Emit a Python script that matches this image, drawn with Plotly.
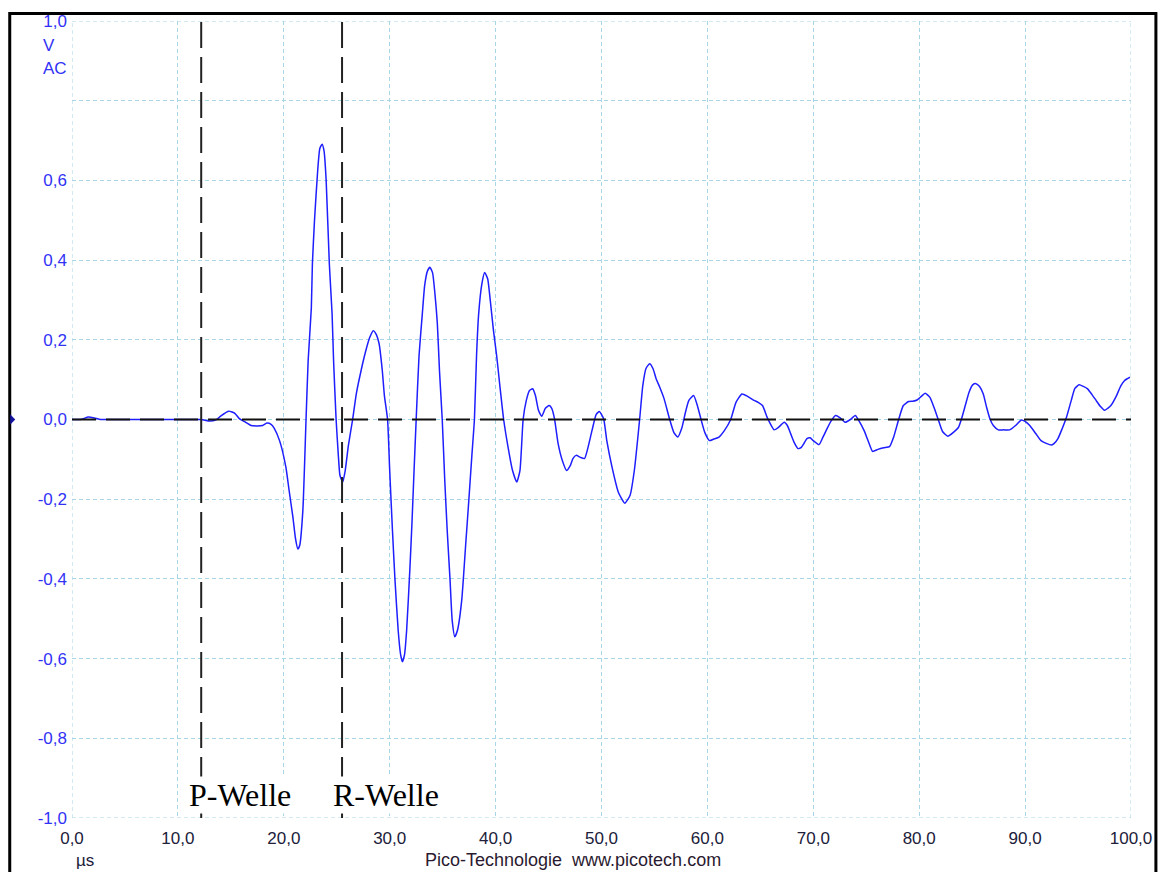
import plotly.graph_objects as go

# ---- data ----
time_us = [0.0, 0.8, 1.55, 2.1, 2.7, 3.6, 5.5, 8.3, 11.1, 12.2, 13.0, 13.6, 14.1, 14.8, 15.4, 15.8,
           16.4, 16.9, 17.5, 18.0, 18.4, 18.8, 19.1, 19.6, 20.2, 20.5, 20.86, 21.1, 21.33, 21.5, 21.8,
           22.1, 22.3, 22.6, 22.7, 22.9, 23.2, 23.4, 23.62, 23.8, 24.0, 24.3, 24.56, 24.7, 24.94,
           25.15, 25.3, 25.56, 25.8, 26.1, 26.5, 26.85, 27.3, 27.7, 28.1, 28.45, 28.7, 29.0, 29.3,
           29.5, 29.8, 30.0, 30.26, 30.5, 30.8, 31.03, 31.2, 31.4, 31.6, 31.9, 32.1, 32.3, 32.5,
           32.77, 33.08, 33.3, 33.57, 33.8, 34.05, 34.27, 34.5, 34.7, 34.96, 35.2, 35.43, 35.7,
           35.9, 36.15, 36.4, 36.8, 37.16, 37.47, 37.76, 38.0, 38.2, 38.4, 38.7, 38.97, 39.25,
           39.5, 39.8, 40.1, 40.4, 40.76, 41.2, 41.6, 42.0, 42.3, 42.6, 42.9, 43.2, 43.5, 43.76,
           44.05, 44.36, 44.7, 45.06, 45.3, 45.56, 45.9, 46.3, 46.7, 47.06, 47.3, 47.6, 48.0,
           48.4, 48.7, 49.1, 49.5, 49.8, 50.2, 50.5, 51.0, 51.6, 52.2, 52.7, 53.1, 53.6, 53.9,
           54.2, 54.55, 54.86, 55.15, 55.5, 55.9, 56.44, 56.84, 57.2, 57.6, 57.9, 58.25, 58.7,
           59.05, 59.4, 59.76, 60.2, 60.6, 61.1, 61.6, 62.2, 62.7, 63.26, 63.8, 64.4, 64.8, 65.2,
           65.7, 66.3, 66.7, 67.25, 67.55, 67.87, 68.2, 68.56, 68.87, 69.1, 69.4, 69.7, 70.0,
           70.54, 70.9, 71.3, 71.7, 72.1, 72.5, 73.0, 73.5, 73.97, 74.3, 74.8, 75.2, 75.6, 76.1,
           76.65, 77.2, 77.6, 78.06, 78.5, 79.0, 79.4, 79.8, 80.2, 80.56, 81.0, 81.4, 81.8, 82.2,
           82.7, 83.2, 83.7, 84.0, 84.35, 84.7, 85.05, 85.36, 85.7, 86.05, 86.37, 86.7, 87.0,
           87.47, 87.97, 88.55, 89.1, 89.65, 90.0, 90.44, 91.0, 91.5, 92.0, 92.5, 92.75, 93.1,
           93.5, 93.9, 94.36, 94.7, 95.1, 95.5, 95.9, 96.3, 96.7, 97.1, 97.5, 97.8, 98.1, 98.6,
           99.05, 99.4, 99.9]

voltage = [0.0, 0.0, 0.006, 0.004, 0.0, 0.0, 0.0, 0.0, 0.0, 0.0, -0.004, -0.001, 0.01, 0.021, 0.015,
           0.002, -0.007, -0.015, -0.016, -0.015, -0.009, -0.012, -0.022, -0.053, -0.12, -0.178,
           -0.245, -0.298, -0.325, -0.316, -0.228, 0.0, 0.148, 0.28, 0.39, 0.5, 0.625, 0.68, 0.691,
           0.674, 0.6, 0.39, 0.265, 0.148, 0.0, -0.09, -0.14, -0.157, -0.128, -0.065, 0.0, 0.065,
           0.123, 0.168, 0.205, 0.223, 0.215, 0.19, 0.123, 0.06, 0.0, -0.128, -0.278, -0.403,
           -0.529, -0.59, -0.608, -0.59, -0.529, -0.378, -0.261, -0.128, 0.0, 0.16, 0.265, 0.336,
           0.373, 0.382, 0.368, 0.316, 0.24, 0.123, 0.0, -0.153, -0.278, -0.403, -0.504, -0.545,
           -0.529, -0.454, -0.32, -0.203, -0.09, 0.0, 0.16, 0.265, 0.34, 0.369, 0.353, 0.298,
           0.223, 0.16, 0.085, 0.0, -0.073, -0.128, -0.157, -0.128, 0.0, 0.048, 0.073, 0.077,
           0.06, 0.023, 0.008, 0.028, 0.035, 0.028, 0.002, -0.06, -0.103, -0.128, -0.115, -0.098,
           -0.09, -0.095, -0.098, -0.073, -0.028, 0.013, 0.02, 0.002, -0.053, -0.12, -0.183, -0.21,
           -0.19, -0.128, 0.0, 0.085, 0.128, 0.14, 0.128, 0.103, 0.081, 0.053, 0.0, -0.033, -0.044,
           -0.02, 0.015, 0.048, 0.06, 0.035, 0.0, -0.033, -0.053, -0.049, -0.044, -0.028, 0.0,
           0.043, 0.064, 0.058, 0.048, 0.043, 0.035, 0.002, -0.026, -0.02, -0.007, -0.015, -0.036,
           -0.058, -0.073, -0.07, -0.061, -0.048, -0.046, -0.053, -0.063, -0.045, -0.023, -0.003,
           0.01, 0.005, -0.007, 0.0, 0.01, -0.003, -0.028, -0.055, -0.08, -0.075, -0.071, -0.068,
           -0.043, 0.0, 0.035, 0.045, 0.046, 0.049, 0.058, 0.066, 0.056, 0.03, 0.0, -0.03, -0.042,
           -0.033, -0.02, 0.002, 0.035, 0.068, 0.087, 0.09, 0.083, 0.064, 0.03, 0.0, -0.015,
           -0.026, -0.026, -0.026, -0.015, -0.001, -0.005, -0.015, -0.035, -0.053, -0.06, -0.064,
           -0.06, -0.048, -0.023, 0.005, 0.048, 0.078, 0.087, 0.083, 0.077, 0.063, 0.048, 0.033,
           0.023, 0.028, 0.035, 0.058, 0.085, 0.098, 0.106]

x_ticks = [0, 10, 20, 30, 40, 50, 60, 70, 80, 90, 100]
x_tick_labels = ["0,0", "10,0", "20,0", "30,0", "40,0", "50,0", "60,0", "70,0", "80,0", "90,0", "100,0"]
y_ticks = [-1.0, -0.8, -0.6, -0.4, -0.2, 0.0, 0.2, 0.4, 0.6, 0.8, 1.0]
y_tick_labels = ["-1,0", "-0,8", "-0,6", "-0,4", "-0,2", "0,0", "0,2", "0,4", "0,6", "", "1,0"]

wave_names = ["P-Welle", "R-Welle"]
wave_times = [12.2, 25.5]
wave_label_x = [11.0, 24.55]

SANS = "Liberation Sans, Arial, sans-serif"
SERIF = "Liberation Serif, Times New Roman, serif"
GRID = "rgb(168,214,230)"
YBLUE = "rgb(50,50,245)"
XDARK = "#20203a"

fig = go.Figure()
fig.add_trace(go.Scatter(x=time_us, y=voltage, mode="lines",
                         line=dict(color="rgb(30,30,255)", width=1.5, shape="spline", smoothing=0.5),
                         hoverinfo="skip", showlegend=False))
# small cursor triangles below the axis
fig.add_trace(go.Scatter(x=wave_times, y=[-1.012, -1.012], mode="markers",
                         marker=dict(symbol="triangle-up-open", size=5, color="#555",
                                     line=dict(width=1, color="#555")),
                         cliponaxis=False, hoverinfo="skip", showlegend=False))

fig.update_layout(
    width=1164, height=872,
    margin=dict(l=72, r=29, t=20, b=54),
    paper_bgcolor="white", plot_bgcolor="white",
    showlegend=False,
    xaxis=dict(range=[0, 100], tickvals=x_ticks, ticktext=x_tick_labels,
               showgrid=True, gridcolor=GRID, griddash="4px,3px", gridwidth=1,
               zeroline=False, showline=False, ticks="",
               ticklabelstandoff=8,
               tickfont=dict(family=SANS, size=17, color=XDARK)),
    yaxis=dict(range=[-1, 1], tickvals=y_ticks, ticktext=y_tick_labels,
               showgrid=True, gridcolor=GRID, griddash="4px,3px", gridwidth=1,
               zeroline=False, showline=False, ticks="",
               ticklabelstandoff=4,
               tickfont=dict(family=SANS, size=17, color=YBLUE)),
)

shapes = []
# dashed plot frame (grid at edges)
for xv in [0, 100]:
    shapes.append(dict(type="line", xref="x", yref="y", x0=xv, x1=xv, y0=-1, y1=1,
                       line=dict(color=GRID, width=1, dash="4px,3px"), layer="below"))
for yv in [-1, 1]:
    shapes.append(dict(type="line", xref="x", yref="y", x0=0, x1=100, y0=yv, y1=yv,
                       line=dict(color=GRID, width=1, dash="4px,3px"), layer="below"))
# zero line
shapes.append(dict(type="line", xref="x", yref="y", x0=0, x1=100, y0=0, y1=0,
                   line=dict(color="#111", width=2, dash="24px,10px"), layer="above"))
# wave markers
for t in wave_times:
    shapes.append(dict(type="line", xref="x", yref="y", x0=t, x1=t, y0=-1, y1=1.005,
                       line=dict(color="#222", width=2, dash="26px,9px"), layer="above"))
# outer black frame
shapes.append(dict(type="rect", xref="paper", yref="paper",
                   x0=(9.5 - 72) / 1063, x1=(1160 - 72) / 1063,
                   y0=-0.2, y1=(818 - 12.5) / 798,
                   line=dict(color="black", width=3), fillcolor="rgba(0,0,0,0)", layer="above"))
# trigger marker on the left edge
tx0 = (10 - 72) / 1063
tx1 = (15 - 72) / 1063
shapes.append(dict(type="path", xref="paper", yref="y",
                   path=f"M {tx0},0.013 L {tx1},0 L {tx0},-0.013 Z",
                   fillcolor="rgb(20,20,160)", line=dict(width=0), layer="above"))
fig.update_layout(shapes=shapes)

annotations = [
    dict(text="V", xref="paper", yref="paper", x=(41 - 72) / 1063, y=(818 - 45) / 798,
         xanchor="left", yanchor="middle", showarrow=False,
         font=dict(family=SANS, size=17, color=YBLUE)),
    dict(text="AC", xref="paper", yref="paper", x=(41 - 72) / 1063, y=(818 - 68) / 798,
         xanchor="left", yanchor="middle", showarrow=False,
         font=dict(family=SANS, size=17, color=YBLUE)),
    dict(text="µs", xref="paper", yref="paper", x=(85 - 72) / 1063, y=-(861 - 818) / 798,
         xanchor="center", yanchor="middle", showarrow=False,
         font=dict(family=SANS, size=17, color=XDARK)),
    dict(text="Pico-Technologie\u00a0\u00a0www.picotech.com", xref="paper", yref="paper",
         x=(575 - 72) / 1063, y=-(860 - 818) / 798,
         xanchor="center", yanchor="middle", showarrow=False,
         font=dict(family=SANS, size=18, color="#2a1a30")),
]
for name, lx in zip(wave_names, wave_label_x):
    annotations.append(dict(text=name, xref="x", yref="paper", x=lx, y=(818 - 795) / 798,
                            xanchor="left", yanchor="middle", showarrow=False,
                            bgcolor="white", borderpad=0,
                            font=dict(family=SERIF, size=32, color="black")))
fig.update_layout(annotations=annotations)

fig.write_html("out.html")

++++++++++++++++++++

(EXERCISE DIRECTIONS): Copy nothing but the lines from the top of the material through the line holding "import plotly.graph_objects as go", exactly as written; omit pictures.

(REPLY):
Emit a Python script that matches this image, drawn with Plotly.
import plotly.graph_objects as go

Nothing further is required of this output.